# probability

• Mar 22nd 2013, 04:49 PM
amyl95
probability
(i) how many different poker hands can be dealt to a player?
(ii) how many hands include the Ace of spades?
(iii) how many hands do not contain include the ace of spades?
(iv)how many hands include all 4 aces?
(v) how many hands contain exactly 3 aces?

so i know that there are 52 cards in a pack and that a poker hand is 5 cards, so the answer to (i) is 52 choose 5 52C5 , using the calculator i get 2598960.

and i know that there is only one ace of spades in a pack of cards but i'm not quite sure how to work out part (ii) and if i knew the answer to this then obviously i could work out the answer to part (iii)

could anyone give me a bit of help please? thanks.
• Mar 22nd 2013, 05:41 PM
Soroban
Re: probability
Hello, amyl95!

Quote:

(1) How many different poker hands can be dealt to a player?
You are correct!

There are: . ${52\choose5} \:=\:\frac{52!}{5!\,47!} \:=\:2,\!598,\!960$ possible hands.

Quote:

(2) How many hands include the Ace of Spades?
We want the $A\spadesuit$ and four of the 51 other cards.

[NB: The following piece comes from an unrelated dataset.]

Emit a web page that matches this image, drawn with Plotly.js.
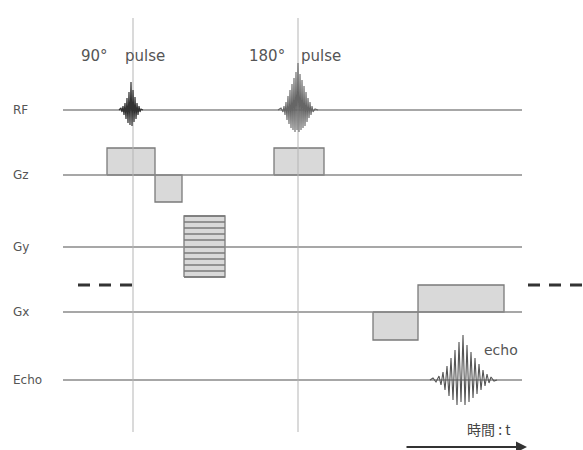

. . $1\cdot{51\choose4} \:=\:249,\!900$

Quote:

(3) How many hands do not contain the Ace of Spades?
We want 5 of the other 51 cards.

. . ${51\choose5} \:=\:2,\!349,\!060$

Quote:

(4) How many hands include all 4 Aces?
There is one way to have all four Aces.
And we want one of the other 48 cards.

. . $1\cdot{48\choose1} \:=\:48$

Quote:

(5) How many hands contain exactly 3 Aces?

There are ${4\choose3}$ choices for the three Aces.
And there are ${48\choose2}$ ways to choose the other two cards.

. . ${4\choose3}{48\choose2} \:=\:4\cdot 1128 \:=\:4512$
• Mar 23rd 2013, 03:58 AM
amyl95
Re: probability
thanks so much I'm new to probability so I need all the help I can get.